Saturday, February 01, 2014

Alexandre Saint-Yves Alveydre

wikipedia | Alexandre Saint-Yves, Marquess of Alveydre (26 March 1842, Paris – 5 February 1909, Pau) was a French occultist who adapted the works of Fabre d'Olivet (1767–1825) and, in turn, had his ideas adapted by Papus. He developed the term Synarchy—the association of everyone with everyone else—into a political philosophy, and his ideas about this type of government proved influential in politics and the occult.

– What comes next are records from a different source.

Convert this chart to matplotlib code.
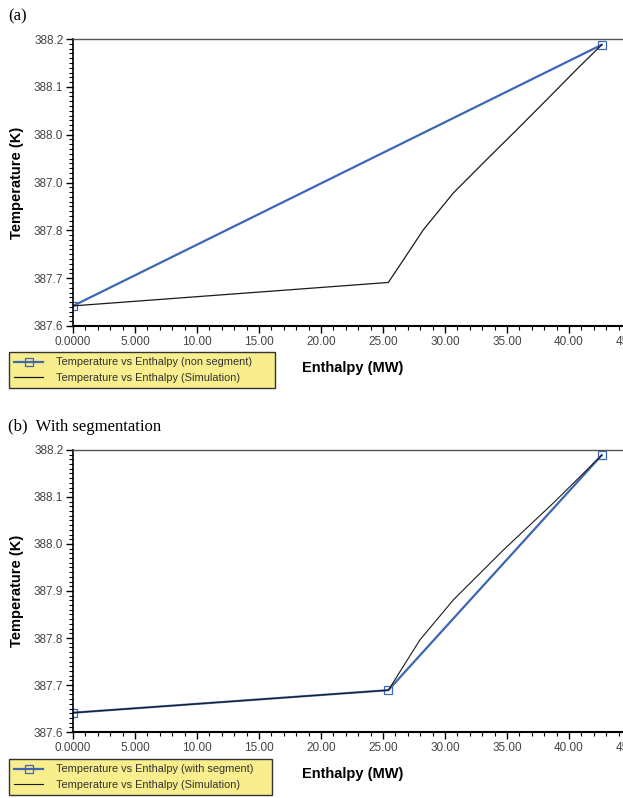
import numpy as np
from matplotlib import pyplot as plt
from matplotlib.ticker import MultipleLocator, FixedLocator

# values
enthalpy_nonseg = [0.0, 42.64]
temp_nonseg = [387.642, 388.188]

enthalpy_sim_a = [0.0, 25.43, 26.64, 28.25, 30.67, 33.36, 35.78, 38.2, 40.6, 42.64]
temp_sim_a = [387.642, 387.691, 387.738, 387.801, 387.878, 387.948, 388.010, 388.073, 388.136, 388.188]

enthalpy_seg = [0.0, 25.43, 42.64]
temp_seg = [387.641, 387.689, 388.189]

enthalpy_sim_b = [0.0, 25.43, 27.98, 30.67, 34.7, 38.73, 42.64]
temp_sim_b = [387.641, 387.689, 387.796, 387.881, 387.987, 388.087, 388.189]

x_ticks = [0, 5, 10, 15, 20, 25, 30, 35, 40, 45]
x_ticklabels = ['0.0000', '5.000', '10.00', '15.00', '20.00', '25.00',
                '30.00', '35.00', '40.00', '45.00']
y_ticks = [387.6, 387.7, 387.8, 387.9, 388.0, 388.1, 388.2]
y_labels_a = ['387.6', '387.7', '387.8', '387.0', '388.0', '388.1', '388.2']
y_labels_b = ['387.6', '387.7', '387.8', '387.9', '388.0', '388.1', '388.2']

blue = '#3d66b5'
plt.rcParams['font.family'] = ['Liberation Sans', 'DejaVu Sans']

fig = plt.figure(figsize=(6.23, 7.98), dpi=100)


def style_axes(ax, ylabels):
    ax.set_xlim(0, 45)
    ax.set_ylim(387.6, 388.2)
    ax.xaxis.set_major_locator(FixedLocator(x_ticks))
    ax.set_xticklabels(x_ticklabels)
    ax.xaxis.set_minor_locator(MultipleLocator(1))
    ax.yaxis.set_major_locator(FixedLocator(y_ticks))
    ax.set_yticklabels(ylabels)
    ax.yaxis.set_minor_locator(MultipleLocator(0.01))
    ax.tick_params(axis='both', which='major', direction='out', length=5,
                   width=1, labelsize=8.5, labelcolor='#444444', pad=2)
    ax.tick_params(axis='both', which='minor', direction='out', length=3,
                   width=0.8)
    ax.spines['right'].set_visible(False)
    ax.spines['top'].set_color('#555555')
    ax.spines['top'].set_linewidth(1.0)
    ax.spines['left'].set_linewidth(1.2)
    ax.spines['bottom'].set_linewidth(1.5)
    ax.set_ylabel('Temperature (K)', fontsize=10.5, fontweight='bold', labelpad=7)


# (a) non segment
ax1 = fig.add_axes([0.1172, 0.5915, 0.8956, 0.3596])
ax1.plot(enthalpy_nonseg, temp_nonseg, color=blue, lw=1.6, marker='s',
         markersize=6, markerfacecolor='none', markeredgewidth=0.9,
         label='Temperature vs Enthalpy (non segment)')
ax1.plot(enthalpy_sim_a, temp_sim_a, color='#1a1a1a', lw=0.9,
         label='Temperature vs Enthalpy (Simulation)')
style_axes(ax1, y_labels_a)

# (b) with segmentation
ax2 = fig.add_axes([0.1172, 0.0827, 0.8956, 0.3534])
ax2.plot(enthalpy_seg, temp_seg, color=blue, lw=1.6, marker='s',
         markersize=6, markerfacecolor='none', markeredgewidth=0.9,
         label='Temperature vs Enthalpy (with segment)')
ax2.plot(enthalpy_sim_b, temp_sim_b, color='#1a1a1a', lw=0.8,
         label='Temperature vs Enthalpy (Simulation)')
style_axes(ax2, y_labels_b)

# legends in yellow boxes below each plot (pixel box: left, top, width, height)
for ax, (x0, y0, w, h) in [(ax1, (9, 352, 266, 39)), (ax2, (9, 759, 263, 38))]:
    leg = ax.legend(loc='upper left',
                    bbox_to_anchor=(x0 / 623, 1 - (y0 + h) / 798, w / 623, h / 798),
                    bbox_transform=fig.transFigure, mode='expand',
                    fontsize=7.9, frameon=True, fancybox=False,
                    facecolor='#f8ee8e', edgecolor='#333333', framealpha=1,
                    handlelength=2.6, handletextpad=1.2, borderpad=0.5,
                    labelspacing=0.5, borderaxespad=0)
    leg.get_frame().set_linewidth(1.0)
    for t in leg.get_texts():
        t.set_color('#333333')

fig.text(302 / 623, 1 - 368 / 798, 'Enthalpy (MW)', fontsize=10.5,
         fontweight='bold', va='center', ha='left')
fig.text(302 / 623, 1 - 774 / 798, 'Enthalpy (MW)', fontsize=10.5,
         fontweight='bold', va='center', ha='left')

fig.text(8 / 623, 1 - 16 / 798, '(a)', fontsize=12, family='Liberation Serif',
         va='center', ha='left')
fig.text(8 / 623, 1 - 427 / 798, '(b)  With segmentation', fontsize=12,
         family='Liberation Serif', va='center', ha='left')

fig.savefig('out.png', dpi=100)
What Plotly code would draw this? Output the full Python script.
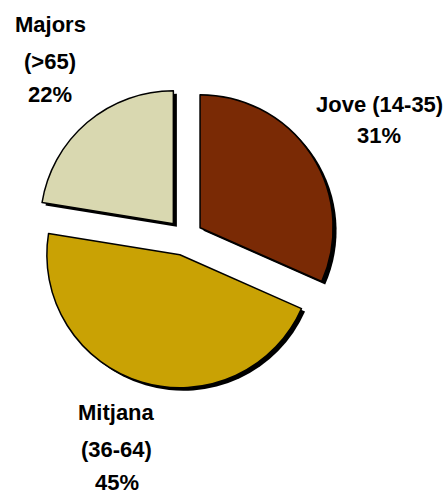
import plotly.graph_objects as go

labels = ["Jove (14-35)", "Mitjana (36-64)", "Majors (>65)"]
label_lines = [["Jove (14-35)"], ["Mitjana", "(36-64)"], ["Majors", "(>65)"]]
values = [31, 45, 22]
colors = ["#7a2a05", "#c9a204", "#d9d8b0"]
pulls = [0.135, 0.135, 0.135]

W, H = 446, 494
cx, cy, half = 185, 237.5, 151  # pixel centre / half-size of pie domain

def dom(dx=0, dy=0):
    x0 = (cx - half + dx) / W
    x1 = (cx + half + dx) / W
    y0 = (H - (cy + half + dy)) / H
    y1 = (H - (cy - half + dy)) / H
    return dict(x=[x0, x1], y=[y0, y1])

fig = go.Figure()
# shadow
fig.add_trace(go.Pie(
    labels=labels, values=values, pull=pulls, sort=False, direction="clockwise",
    rotation=0, textinfo="none", hoverinfo="skip", showlegend=False,
    marker=dict(colors=["#000000"] * 3, line=dict(width=0)),
    domain=dom(3.5, 3),
))
fig.add_trace(go.Pie(
    labels=labels, values=values, pull=pulls, sort=False, direction="clockwise",
    rotation=0, textinfo="none", showlegend=False,
    marker=dict(colors=colors, line=dict(color="#000000", width=1.5)),
    domain=dom(),
))

# label positions (pixels): per category, centre x and line y centres
label_pos = [(379, [104, 136]), (117, [412, 449, 482]), (50, [24, 61, 94])]
for i, (x, ys) in enumerate(label_pos):
    lines = label_lines[i] + [f"{values[i]}%"]
    for line, y in zip(lines, ys):
        fig.add_annotation(
            x=x / W, y=1 - y / H, xref="paper", yref="paper",
            text=f"<b>{line}</b>", showarrow=False,
            xanchor="center", yanchor="middle",
            font=dict(family="Liberation Sans, Arial", size=22, color="#000000"),
        )

fig.update_layout(
    width=W, height=H, margin=dict(l=0, r=0, t=0, b=0),
    paper_bgcolor="#ffffff", plot_bgcolor="#ffffff", showlegend=False,
)
fig.write_html("out.html", config={"displayModeBar": False},
               post_script="document.body.style.margin='0';document.body.style.overflow='hidden';")
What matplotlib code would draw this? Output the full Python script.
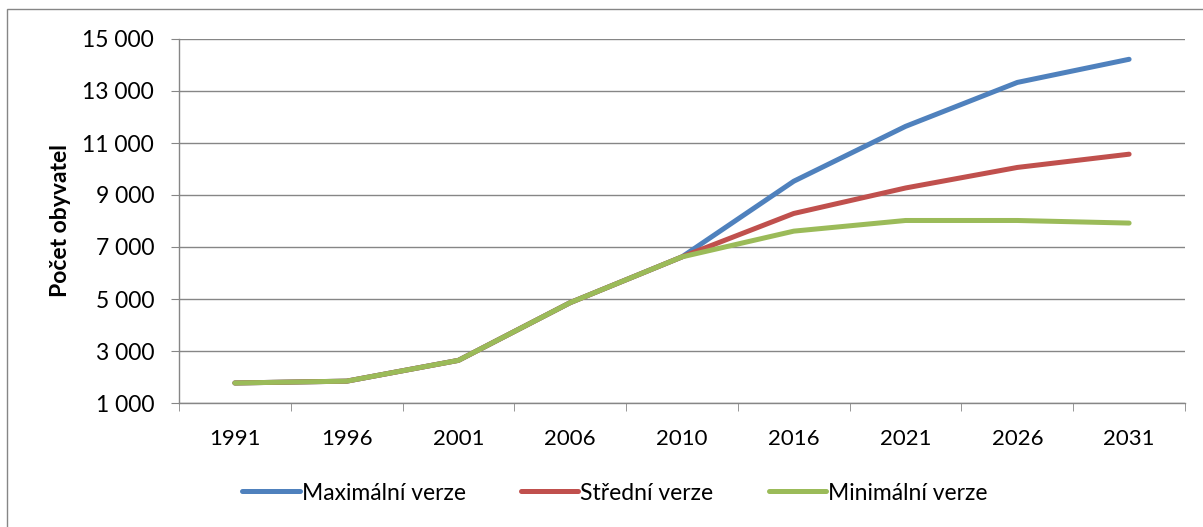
import matplotlib
matplotlib.use("Agg")
import matplotlib.pyplot as plt
import matplotlib.patches as patches
from matplotlib.ticker import FuncFormatter

# data
roky = ["1991", "1996", "2001", "2006", "2010", "2016", "2021", "2026", "2031"]
max_verze = [1770, 1840, 2640, 4860, 6620, 9530, 11640, 13330, 14220]
stredni_verze = [1770, 1840, 2640, 4860, 6620, 8290, 9270, 10060, 10570]
min_verze = [1770, 1840, 2640, 4860, 6620, 7610, 8020, 8020, 7920]

nazvy = ["Maximální verze", "Střední verze", "Minimální verze"]
barvy = ["#4F81BD", "#C0504D", "#9BBB59"]

plt.rcParams['font.family'] = ['Lato', 'DejaVu Sans']

W, H = 1203, 527
fig = plt.figure(figsize=(W / 100, H / 100), dpi=100)
ax = fig.add_axes([179 / W, 1 - 403 / H, (1185 - 179) / W, (403 - 39) / H])

# ramecek grafu
fig.patches.append(patches.Rectangle((7 / W, -0.1), 1.2, 1.1 - 9 / H,
                                     transform=fig.transFigure, fill=False,
                                     edgecolor="#868686", lw=1.0))

x = list(range(len(roky)))
for serie, nazev, barva in zip([max_verze, stredni_verze, min_verze], nazvy, barvy):
    ax.plot(x, serie, color=barva, lw=3.6, label=nazev,
            solid_capstyle='round', solid_joinstyle='round', zorder=3)

ax.set_xlim(-0.5, len(roky) - 0.5)
ax.set_ylim(1000, 15000)
ax.set_yticks(range(1000, 15001, 2000))
ax.yaxis.set_major_formatter(FuncFormatter(lambda v, p: f"{int(v):,}".replace(",", " ")))
ax.grid(axis='y', color="#868686", lw=1.0)
ax.set_axisbelow(True)

ax.set_xticks(x)
ax.set_xticklabels(roky)
ax.set_xticks([i + 0.5 for i in range(-1, len(roky))], minor=True)
ax.tick_params(axis='x', which='major', length=0, pad=19, labelsize=16)
ax.tick_params(axis='x', which='minor', length=6, color="#868686", direction='out')
ax.tick_params(axis='y', length=6, color="#868686", pad=12, labelsize=16.5)

for s in ["top", "right"]:
    ax.spines[s].set_visible(False)
for s in ["left", "bottom"]:
    ax.spines[s].set_color("#868686")
    ax.spines[s].set_linewidth(1.0)

ax.set_ylabel("Počet obyvatel", fontsize=16.5, fontweight='bold', labelpad=8)

fig.legend(loc='center', bbox_to_anchor=(615 / W, 1 - 493 / H), ncol=3,
           frameon=False, fontsize=16.5, handlelength=2.5, handletextpad=0.1,
           columnspacing=2.4)

fig.savefig("out.png", dpi=100)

Saint-Yves used the term Synarchy in his book La France vraie to describe what he believed was the ideal form of government.[1] In reaction to the emergence of anarchist ideologies and movements, Saint-Yves had elaborated a more conservative political-theological formula over a series of 4 books from 1882 onwards which he believed would result in a harmonious society by considering it as an organic unity. This ideal was based partially on his idealised view of life in medieval Europe and also on his ideas about successful government in India, Atlantis and Ancient Egypt. He defended social differentiation and hierarchy with co-operation between social classes, transcending conflict between social and economic groups: Synarchy, as opposed to anarchy. Specifically, Saint-Yves envisioned a European society with a government composed of three councils, representing economic power, judicial power, and scientific community, of which the metaphysical chamber bound the whole structure together.[2] These ideas were also influenced by works such as Plato's The Republic and by Martinism.

As part of this concept of government Alexandre Saint-Yves d'Alveydre, gave an important role to secret societies or, more precisely, esoteric societies, which are composed of oracles and who safeguarded the government from behind the scenes. He saw the Rosicrucians as having fulfilled this role in medieval Europe and was involved with a number of Freemason and other groups who claimed descent from the Knights Templars.

Saint-Yves's main disciple was the prominent occultist Papus who established a number of societies based on Synarchist ideas. Other notable followers included Victor Blanchard (1878–1953), Nizier Anthelme Philippe, René A. Schwaller de Lubicz and Emile Dantinne. Saint-Yves' works were also utilised in the development of Theosophy and Rudolf Steiner used Synarchy as a major influence in developing his political thought.

Saint-Yves's ideas influenced the turbulent French politics of the early twentieth century where they served as a model for a number of right-wing groups and also in Mexico where synarchist groups have had a major political role. Theories concerning Synarchcist groups also have become a key element in a number of conspiracy theories.